Kodali also pointed out that apart from undertaking a “roving and fishing inquiry with no legal basis,” the areas where such activities are being carried out make it clear that “lower income groups and vulnerable and marginalised populations are being targeted” by the police’s action. He claimed that the concerned police officers seem to have knowingly selected areas where the residents would not be in a position to decline the “requests”, which he said “carry an implied threat of further coercive action — to carry such wanton and illegal invasions of privacy”.
The privacy activist also said that reported claims “made by certain officers” that the mobile phones are being searched with consent are “farcical and a pathetic attempt at what appears to be a blatant abuse of power wielded by the police force”. He slammed police officials further for “acting on fear and abusing their wide powers and coercive presence” to treat all and any persons as suspects without any reasonable basis.
“While it is obvious that the right to privacy is not absolute, persons without any formal accusation / reasonable suspicion against them are entitled to a reasonable expectation of privacy in respect of their mobile phone and the contents thereof. The questioned activity erodes this expectation without cause and IS an obvious weapon of abuse as police officers can wade into the intimate details of any person’s private life,” said the notice.
It also asked the Hyderabad police commissioner to immediately stop the “illegal actions being committed by police officers”, and to initiate appropriate proceedings against them. On Thursday, in response to the issue, Anjani Kumar at a press conference however brushed it aside and attributed it to “Whatsapp University”. However, a cop in the video uploaded by Siasat can be clearly seen explaining what was happening.
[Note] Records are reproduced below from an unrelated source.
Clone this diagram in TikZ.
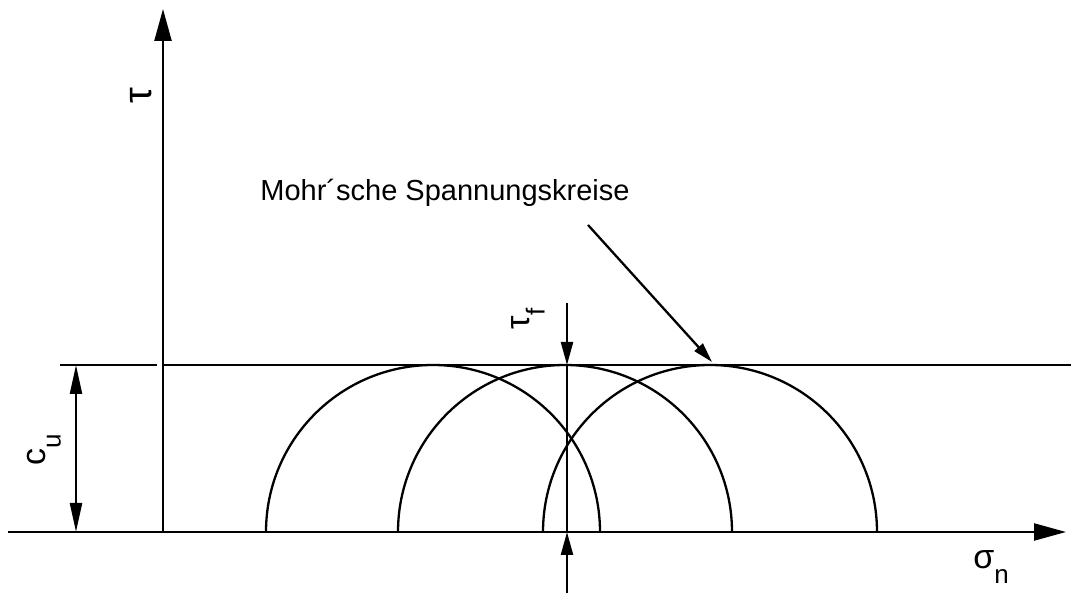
\documentclass[tikz,border=0pt]{standalone}
\usepackage{fontspec}
\setmainfont{Liberation Sans}
\usepackage{tikz}
\usetikzlibrary{arrows.meta,positioning}
\newcommand{\lowidx}[1]{\raisebox{-0.45em}{\fontsize{26}{30}\selectfont #1}}

\begin{document}
\begin{tikzpicture}[
  x=1pt, y=1pt,
  line/.style={line width=2.3pt},
  axis/.style={line width=2.3pt, -{Triangle[length=32pt, width=17pt]}},
  dim/.style={line width=2.3pt, {Triangle[length=29pt, width=12pt]}-{Triangle[length=29pt, width=12pt]}},
  tick/.style={line width=2.3pt, -{Triangle[length=23pt, width=12pt]}},
  lbl/.style={inner sep=0pt, font=\fontsize{29}{34}\selectfont},
  sym/.style={inner sep=0pt, font=\fontsize{34}{40}\selectfont}
]
\useasboundingbox (0,0) rectangle (1071,593);
% axes
\coordinate (o) at (163,61);
\coordinate (tautip) at (163,584);
\coordinate (sleft) at (8,61);
\coordinate (stip) at (1066,61);
\draw[axis] (o) -- (tautip);
\draw[axis] (sleft) -- (stip);
% limit line tau = c_u
\coordinate (cl) at (60,228);
\coordinate (cg) at (157,228);
\coordinate (ca) at (163,228);
\coordinate (cr) at (1071,228);
\draw[line] (cl) -- (cg);
\draw[line] (ca) -- (cr);
% c_u dimension
\coordinate (cutop) at (76,228);
\coordinate (cubot) at (76,61);
\draw[dim] (cubot) -- (cutop);
% Mohr circles
\draw[line] (600,61) arc (0:180:167);
\draw[line] (732,61) arc (0:180:167);
\draw[line] (877,61) arc (0:180:167);
% tau_f marks
\coordinate (tfa) at (567,290);
\coordinate (tfb) at (567,228);
\coordinate (tfc) at (567,61);
\coordinate (tfd) at (567,0);
\draw[tick] (tfa) -- (tfb);
\draw[line] (tfb) -- (tfc);
\draw[tick] (tfd) -- (tfc);
% labels
\node[sym, rotate=90, font=\fontsize{40}{46}\selectfont] (tau) at (141,497) {τ};
\node[sym, rotate=90] (cu) at (44,143) {c\lowidx{u}};
\node[sym, rotate=90] (tauf) at (528,274) {τ\lowidx{f}};
\node[sym] (sig) at (991,26) {σ\lowidx{n}};
\node[lbl] (mohr) at (445,400) {Mohr´sche Spannungskreise};
\coordinate (mstart) at (588,368);
\coordinate (mtip) at (712,231);
\draw[line, -{Triangle[length=20pt, width=11pt]}] (mstart) -- (mtip);
\end{tikzpicture}
\end{document}
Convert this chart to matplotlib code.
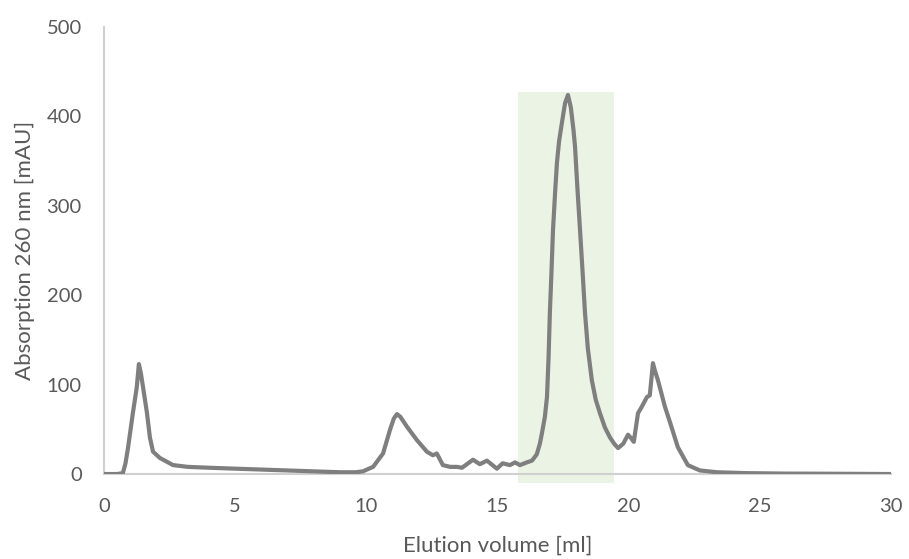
import matplotlib
matplotlib.use("Agg")
import matplotlib.pyplot as plt
import numpy as np

plt.rcParams['font.family'] = ['Lato', 'DejaVu Sans']

# Chromatogram trace: elution volume [ml] and absorption at 260 nm [mAU]
volume_ml = [0.0, 0.5, 0.72, 0.82, 0.92, 1.1, 1.25, 1.33, 1.41, 1.49, 1.64, 1.75,
             1.87, 2.13, 2.63, 3.2, 4.04,
             5.0, 6.0, 7.0, 8.0, 9.0, 9.6, 9.87, 10.26, 10.64, 10.9, 11.05, 11.17,
             11.3, 11.55, 11.93, 12.31, 12.54, 12.69, 12.92, 13.2, 13.46, 13.65,
             14.07, 14.33, 14.6, 14.98, 15.2, 15.48, 15.67, 15.86, 16.12, 16.32,
             16.5, 16.62, 16.7, 16.81, 16.89, 16.95, 17.0, 17.06, 17.12, 17.2,
             17.27, 17.35, 17.46, 17.58, 17.69, 17.8, 17.9, 17.96, 18.05, 18.15,
             18.25, 18.34, 18.45, 18.6, 18.75, 18.91, 19.1, 19.29, 19.45, 19.6,
             19.8, 19.98, 20.1, 20.2, 20.36, 20.5, 20.7, 20.81, 20.93, 21.0, 21.12,
             21.39, 21.58, 21.88, 22.26, 22.72, 23.37, 24.5, 26.0, 28.0, 30.0]
absorbance_mau = [0, 0, 1, 12, 30, 68, 97, 123, 112, 97, 68, 41,
                  25, 18, 10, 8, 7,
                  6, 5, 4, 3, 2, 2, 3, 8, 23, 49, 62, 67,
                  64, 53, 38, 25, 21, 23, 10, 8, 8, 7,
                  16, 11, 15, 6, 12, 10, 13, 10, 13, 15,
                  22, 34, 46, 64, 86, 130, 180, 225, 273, 315,
                  348, 372, 393, 415, 424, 410, 385, 366, 320, 273,
                  225, 180, 140, 105, 83, 68, 52, 41, 34, 29,
                  34, 44, 40, 36, 68, 75, 86, 88, 124, 116, 105,
                  75, 58, 30, 10, 4, 2, 1, 0.5, 0.3, 0]

# Collected fraction window
fraction_start, fraction_end = 15.78, 19.44
fraction_top = 427

fig = plt.figure(figsize=(9.09, 5.59), dpi=100)
ax = fig.add_axes([0.1144, 0.152, 0.8656, 0.7997])

ax.fill_between([fraction_start, fraction_end], -10, fraction_top,
                color='#ebf3e4', zorder=0, linewidth=0, clip_on=False)
ax.plot(volume_ml, absorbance_mau, color='#7f7f7f', linewidth=3,
        solid_joinstyle='round', solid_capstyle='round', zorder=3)

ax.set_xlim(0, 30)
ax.set_ylim(0, 500)
ax.set_xticks([0, 5, 10, 15, 20, 25, 30])
ax.set_yticks([0, 100, 200, 300, 400, 500])

for side in ['top', 'right']:
    ax.spines[side].set_visible(False)
for side in ['left', 'bottom']:
    ax.spines[side].set_color('#d0d0d0')
    ax.spines[side].set_linewidth(1.5)

ax.tick_params(axis='both', length=0, labelsize=14.5, labelcolor='#595959')
ax.tick_params(axis='x', pad=17)
ax.tick_params(axis='y', pad=16)

ax.set_xlabel('Elution volume [ml]', fontsize=16, color='#595959', labelpad=15)
ax.set_ylabel('Absorption 260 nm [mAU]', fontsize=16, color='#595959', labelpad=8)

fig.savefig('out.png', dpi=100)
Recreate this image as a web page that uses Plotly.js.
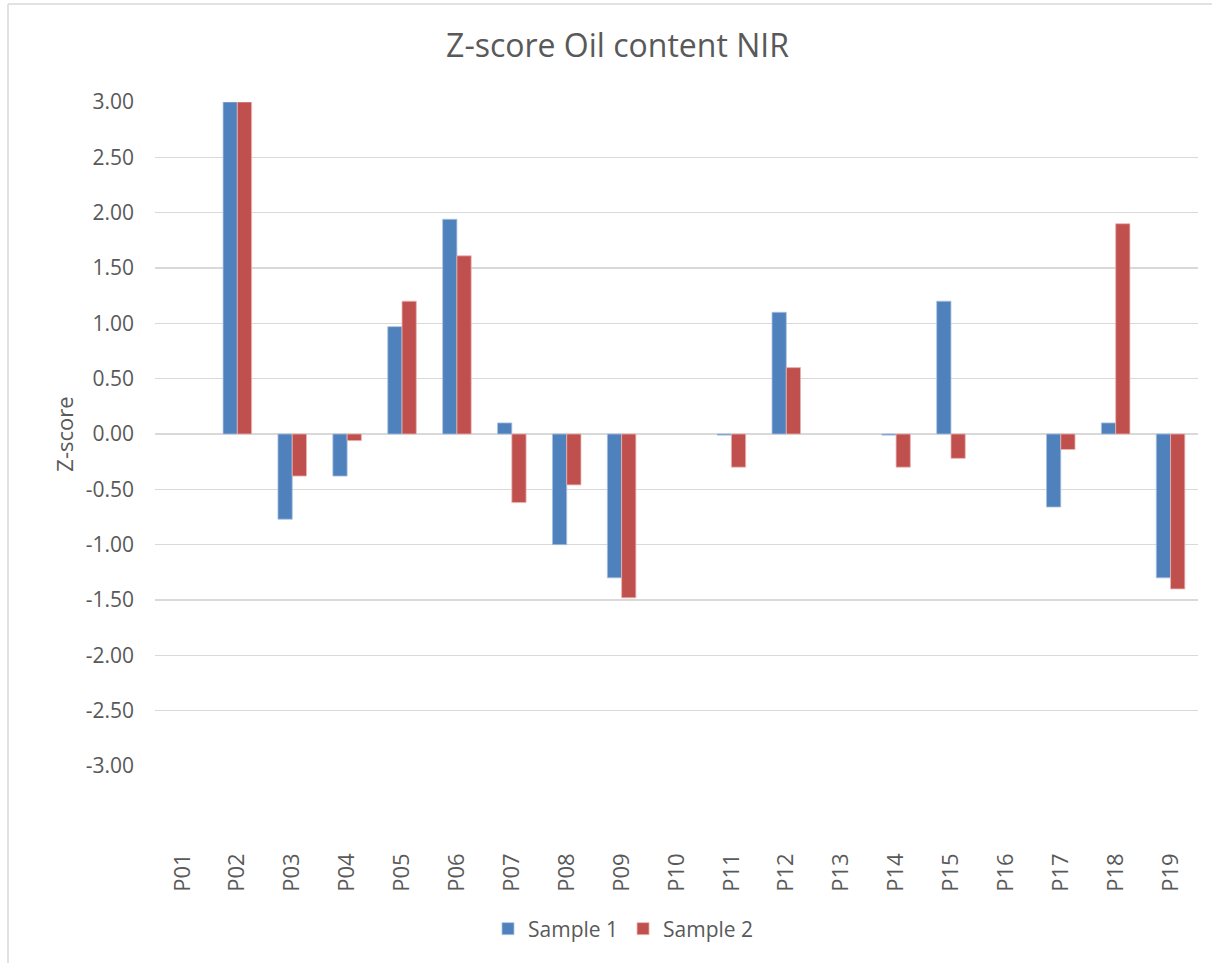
<!DOCTYPE html>
<html>
<head>
<meta charset="utf-8">
<script src="https://cdn.plot.ly/plotly-3.0.1.min.js"></script>
<style>
  html, body { margin: 0; padding: 0; background: #fff; }
  #chart { width: 1212px; height: 963px; }
</style>
</head>
<body>
<div id="chart"></div>
<script>
var categories = ["P01","P02","P03","P04","P05","P06","P07","P08","P09","P10",
                  "P11","P12","P13","P14","P15","P16","P17","P18","P19"];
var sample1 = [null, 3.00, -0.77, -0.38, 0.97, 1.94, 0.10, -1.00, -1.30, null,
               -0.01, 1.10, null, -0.01, 1.20, null, -0.66, 0.10, -1.30];
var sample2 = [null, 3.00, -0.38, -0.06, 1.20, 1.61, -0.62, -0.46, -1.48, null,
               -0.30, 0.60, null, -0.30, -0.22, null, -0.14, 1.90, -1.40];
var seriesNames = ["Sample 1", "Sample 2"];
var yTickVals = [3, 2.5, 2, 1.5, 1, 0.5, 0, -0.5, -1, -1.5, -2, -2.5, -3];
var yTickText = yTickVals.map(function (v) { return v.toFixed(2); });

var FONT = "Open Sans, sans-serif";
var TXT = "#595959";

var traces = [
  {
    type: "bar", name: seriesNames[0], x: categories, y: sample1,
    marker: { color: "#4F81BD", line: { color: "#A9C1E0", width: 0.8 } },
    hoverinfo: "x+y"
  },
  {
    type: "bar", name: seriesNames[1], x: categories, y: sample2,
    marker: { color: "#C0504D", line: { color: "#EBB5B4", width: 0.8 } },
    hoverinfo: "x+y"
  }
];

var L = 155, R = 1198, T = 102, B = 766;
function px2x(p) { return (p - L) / (R - L); }
function py2y(p) { return (B - p) / (B - T); }

var layout = {
  width: 1212, height: 963,
  margin: { l: L, r: 1212 - R, t: T, b: 963 - B, pad: 0 },
  paper_bgcolor: "#ffffff", plot_bgcolor: "#ffffff",
  font: { family: FONT, color: TXT },
  barmode: "group", bargap: 0.48, bargroupgap: 0,
  title: {
    text: "Z-score Oil content NIR",
    font: { family: FONT, size: 32, color: TXT },
    xref: "container", x: 617.5 / 1212, xanchor: "center",
    yref: "container", y: 1 - 46 / 963, yanchor: "middle"
  },
  xaxis: {
    type: "category", categoryorder: "array", categoryarray: categories,
    tickangle: -90, ticks: "", showgrid: false, zeroline: false, showline: false,
    tickfont: { family: FONT, size: 22, color: TXT },
    ticklabelstandoff: 82, automargin: false
  },
  yaxis: {
    range: [-3, 3], tickvals: yTickVals, ticktext: yTickText,
    ticks: "", showline: false,
    showgrid: true, gridcolor: "#D9D9D9", gridwidth: 1.5,
    zeroline: true, zerolinecolor: "#D9D9D9", zerolinewidth: 1.5,
    tickfont: { family: FONT, size: 21, color: TXT },
    ticklabelstandoff: 20, automargin: false,
    title: { text: "Z-score", font: { family: FONT, size: 22, color: TXT }, standoff: 6 }
  },
  showlegend: true,
  legend: {
    orientation: "h",
    xref: "container", x: 488 / 1212, xanchor: "left",
    yref: "container", y: 1 - 929 / 963, yanchor: "middle",
    font: { family: FONT, size: 21, color: TXT },
    itemwidth: 30, traceorder: "normal", bgcolor: "rgba(0,0,0,0)"
  },
  shapes: [
    { type: "line", xref: "paper", yref: "paper", layer: "below",
      x0: px2x(8), x1: px2x(8), y0: py2y(4), y1: py2y(963),
      line: { color: "#D9D9D9", width: 1.5 } },
    { type: "line", xref: "paper", yref: "paper", layer: "below",
      x0: px2x(8), x1: px2x(1212), y0: py2y(4), y1: py2y(4),
      line: { color: "#D9D9D9", width: 1.5 } }
  ]
};

Plotly.newPlot("chart", traces, layout, { staticPlot: true, displayModeBar: false });
</script>
</body>
</html>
Over the past week, the Hyderabad police have gone all out to crack down on drug peddling and have been making several arrests. While one can understand the regular police patrolling to keep a check on crimes, but cops asking people to show their phones and going through their Whatsapp chats is clearly an invasion of one’s privacy. This special drive by cops is mostly linked to Telangana chief minister K. Chandrasekhar Rao’s missive to the department on curbing drug peddling in the state. In a meeting on October 21, he declared an “all-out war” on drugs.